April 16, 2021

There was a recent BYU article about "Transitioning from Sexually Active to Sexually Inactive" that got a good deal of well-warranted criticism. The author (who has never been divorced or widowed) gave a heartfelt and vulnerable apology for the insensitivity of the article. In fairness, she was assigned to write the article by a professor she worked for. The following was my response to her apology. I hope it was mostly constructive and helpful. That was my intent.

Paige, my wife Cathy and I are both divorcees and we have written a book to mid-singles, which will be released this fall ("Intentional Courtship"). I think the biggest omission in your article is, honestly, an empathetic acknowledgement of how difficult it is to adjust to celibacy. There is NOTHING else in life that can fill that gap--and an article suggesting that other things can compensate just fails to understand. Adult human beings are not designed for celibacy. Once we are used to being partnered, going back to celibacy is one of the hardest things we've ever done. Any other idea like, "just pray" or "exercise more," is not really going to help very much. You might as well be honest and just say, "it hurts like the devil, you deeply crave intimacy and can't have it, and you will be sorely tempted, and there is nothing you can do about it without breaking your temple covenants." That would be honest and empathetic. You can say, "We don't make covenants to follow Christ only when it is easy."

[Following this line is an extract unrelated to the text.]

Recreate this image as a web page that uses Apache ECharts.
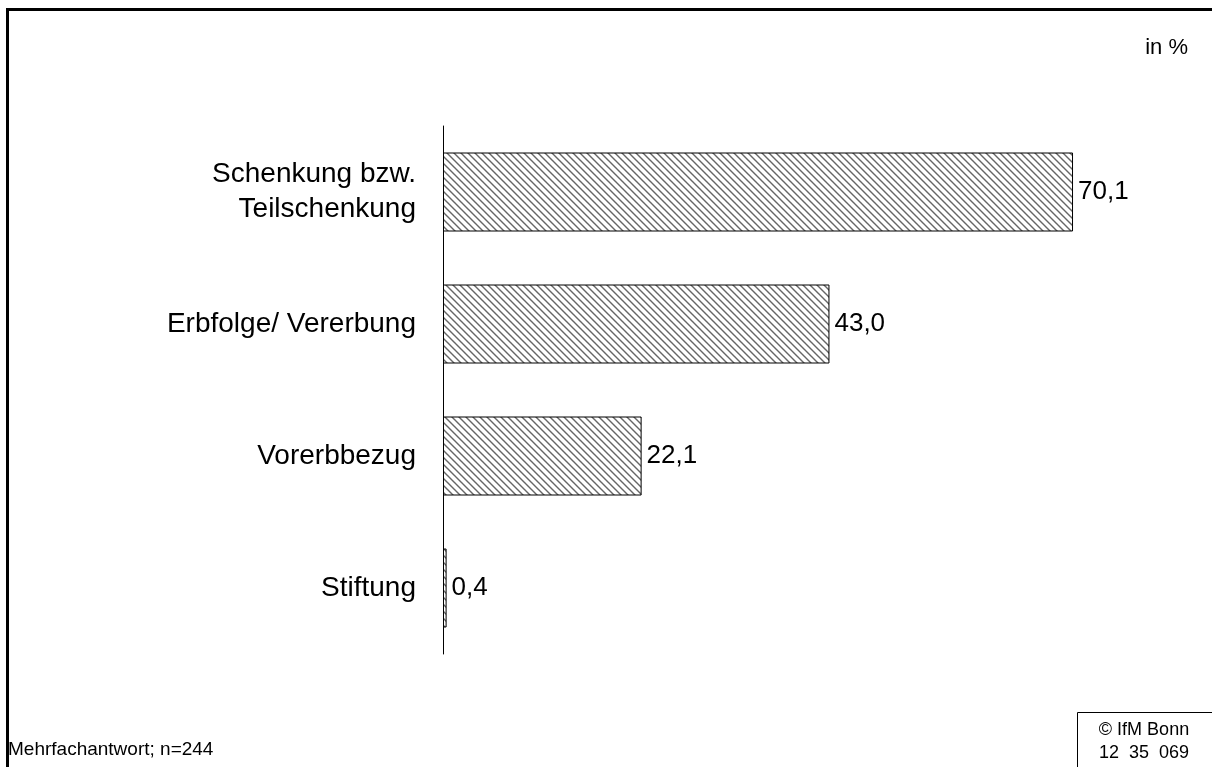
<!DOCTYPE html>
<html>
<head>
<meta charset="utf-8">
<script src="https://cdn.jsdelivr.net/npm/echarts@6/dist/echarts.min.js"></script>
<style>
  html, body { margin: 0; padding: 0; background: #fff; }
  #main { width: 1212px; height: 767px; }
</style>
</head>
<body>
<div id="main"></div>
<script>
// Kategorien und Werte (in %)
var categories = ['Schenkung bzw.\nTeilschenkung', 'Erbfolge/ Vererbung', 'Vorerbbezug', 'Stiftung'];
var values = [70.1, 43.0, 22.1, 0.4];

var fontFam = '"Liberation Sans", Arial, sans-serif';

// Schraffur-Muster (diagonal)
function makeHatch() {
    var n = 7;
    var c = document.createElement('canvas');
    c.width = n;
    c.height = n;
    var ctx = c.getContext('2d');
    ctx.fillStyle = '#ffffff';
    ctx.fillRect(0, 0, n, n);
    ctx.strokeStyle = '#666666';
    ctx.lineWidth = 1.4;
    ctx.beginPath();
    ctx.moveTo(-2, -2); ctx.lineTo(n + 2, n + 2);
    ctx.moveTo(-2, n - 2); ctx.lineTo(2, n + 2);
    ctx.moveTo(n - 2, -2); ctx.lineTo(n + 2, 2);
    ctx.stroke();
    return c;
}

var chart = echarts.init(document.getElementById('main'), null, { renderer: 'canvas' });

var option = {
    backgroundColor: '#ffffff',
    animation: false,
    grid: {
        left: 443,
        right: 50,
        top: 126,
        bottom: 113
    },
    xAxis: {
        type: 'value',
        min: 0,
        max: 80,
        show: false
    },
    yAxis: {
        type: 'category',
        data: categories,
        inverse: true,
        axisLine: { show: true, lineStyle: { color: '#000', width: 1 } },
        axisTick: { show: false },
        splitLine: { show: false },
        axisLabel: {
            margin: 27,
            color: '#000',
            fontSize: 28,
            lineHeight: 35,
            align: 'right',
            fontFamily: fontFam
        }
    },
    series: [{
        type: 'bar',
        data: values,
        barWidth: 79,
        itemStyle: {
            color: { image: makeHatch(), repeat: 'repeat' },
            borderColor: '#000',
            borderWidth: 1
        },
        label: {
            show: true,
            position: 'right',
            distance: 5,
            color: '#000',
            fontSize: 26,
            fontFamily: fontFam,
            formatter: function (p) {
                return p.value.toFixed(1).replace('.', ',');
            }
        }
    }],
    graphic: [
        // Rahmen
        {
            type: 'rect',
            shape: { x: 7.5, y: 9.5, width: 1400, height: 1000 },
            style: { fill: null, stroke: '#000', lineWidth: 3 },
            silent: true
        },
        {
            type: 'text',
            right: 24,
            top: 37,
            style: { text: 'in %', fontSize: 22, fill: '#000', fontFamily: fontFam }
        },
        {
            type: 'text',
            left: 8,
            top: 740,
            style: { text: 'Mehrfachantwort; n=244', fontSize: 19, fill: '#000', fontFamily: fontFam }
        },
        // Kasten unten rechts
        {
            type: 'rect',
            shape: { x: 1077.5, y: 712.5, width: 200, height: 100 },
            style: { fill: null, stroke: '#000', lineWidth: 1 },
            silent: true
        },
        {
            type: 'text',
            x: 1144,
            y: 719,
            style: {
                text: '© IfM Bonn\n12  35  069',
                fontSize: 18,
                lineHeight: 23,
                align: 'center',
                fill: '#000',
                fontFamily: fontFam
            }
        }
    ]
};

chart.setOption(option);
</script>
</body>
</html>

Writing to divorcees, you will get nowhere with unbridled Latter-day Saint idealism--and making the gospel seem easy. Divorcees in the church have long since learned that it is not accurate to say, "If you just live the gospel everything works out." Be honest with them and show empathy and they will at least feel understood. Treating them like they have returned to adolescence with "For the Strength of Youth" lectures on chastity is guaranteed to turn them off.

I'm not trying to be critical at all--just some feedback for future efforts.